State tax revenues showed slight improvement in the third quarter of this year but they still have a long way to go to make up for the losses incurred by the recession, according to a report
yesterday from the U.S. Census Bureau. Overall, state tax revenues increased 4.75 percent over the third quarter of 2009, but remain far below 2008 levels. Much of the increase is due to a rebound in individual income and sales tax collections, which grew by 5 and 4.3 percent respectively.
The report is an indication that the fledgling economic recovery could be gaining momentum even as states prepare for another difficult budget year. As Stateline reported
in November, a number of states have seen slight increases in tax revenues over the past few months and some could end the current fiscal year with a surplus.

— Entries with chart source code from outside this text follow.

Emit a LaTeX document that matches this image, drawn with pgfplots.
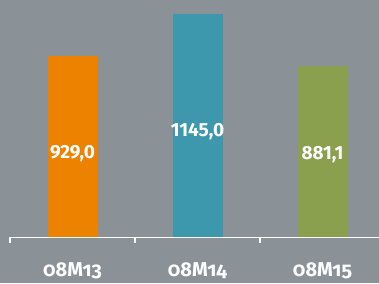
\documentclass[border=0pt]{standalone}
\usepackage{fontspec}
\setmainfont{Fira Sans}[Numbers=Lining]
\newfontfamily\oldfont{Fira Sans}[Numbers=OldStyle]
\usepackage{pgfplots}
\pgfplotsset{compat=1.18}
\definecolor{bg}{RGB}{138,146,152}
\definecolor{corange}{RGB}{236,130,0}
\definecolor{cteal}{RGB}{61,152,174}
\definecolor{colive}{RGB}{139,160,78}
\begin{document}
\begin{tikzpicture}[x=1pt,y=1pt]
\fill[bg] (0,0) rectangle (379,283);
\useasboundingbox (0,0) rectangle (379,283);
\begin{axis}[
  at={(10pt,45.5pt)}, anchor=south west,
  width=369pt, height=237.5pt, scale only axis,
  xmin=-0.5, xmax=2.452, ymin=0, ymax=1219,
  axis x line=bottom, axis y line=none,
  axis line style={-, white, line width=1.6pt},
  xtick={0,1,2},
  xticklabels={08M13,08M14,08M15},
  major tick length=0pt,
  tick align=outside,
  xticklabel style={font=\oldfont\bfseries\fontsize{20}{22}\selectfont, text=white, anchor=base, yshift=-39pt},
  extra x ticks={-0.5,0.5,1.5},
  extra x tick labels={},
  extra x tick style={major tick length=5.5pt, tick style={white, line width=1.3pt}},
  clip=false,
]
\addplot[ybar, bar width=50pt, bar shift=0pt, fill=corange, draw=none] coordinates {(0,929.0)};
\addplot[ybar, bar width=50pt, bar shift=0pt, fill=cteal, draw=none] coordinates {(1,1145.0)};
\addplot[ybar, bar width=50pt, bar shift=0pt, fill=colive, draw=none] coordinates {(2,881.1)};
\addplot[draw=none, mark=none, nodes near coords, point meta=explicit symbolic,
  every node near coord/.style={anchor=center, text=white, font=\bfseries\fontsize{19}{21}\selectfont}]
  table[meta=label] {
x y label
0 432 929,0
1 545 1145,0
2 426 881,1
};
\end{axis}
\end{tikzpicture}
\end{document}
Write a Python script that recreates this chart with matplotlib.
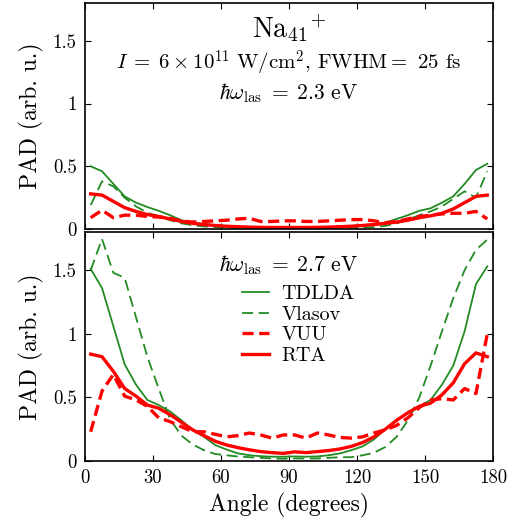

Crucial to the recovery will be sales tax receipts during the holiday season, the volume of which won't be known until the start of the new year. Sales taxes cover about a third of states' budgets.
"Revenue-wise they're turning the corner," University of Tennessee economics professor William Fox told The Wall Street Journal.
Still, "fiscal stress is likely to continue in many states because spending is still out of line with lower revenues."
At least 15 states will have to close budget gaps in the current fiscal year, according to a report
this month from the National Conference of State Legislatures. But worse news lies in the near future. The end of the federal stimulus program and rising Medicaid costs will likely mean deficits for 35 states in the fiscal year that begins in July 2011.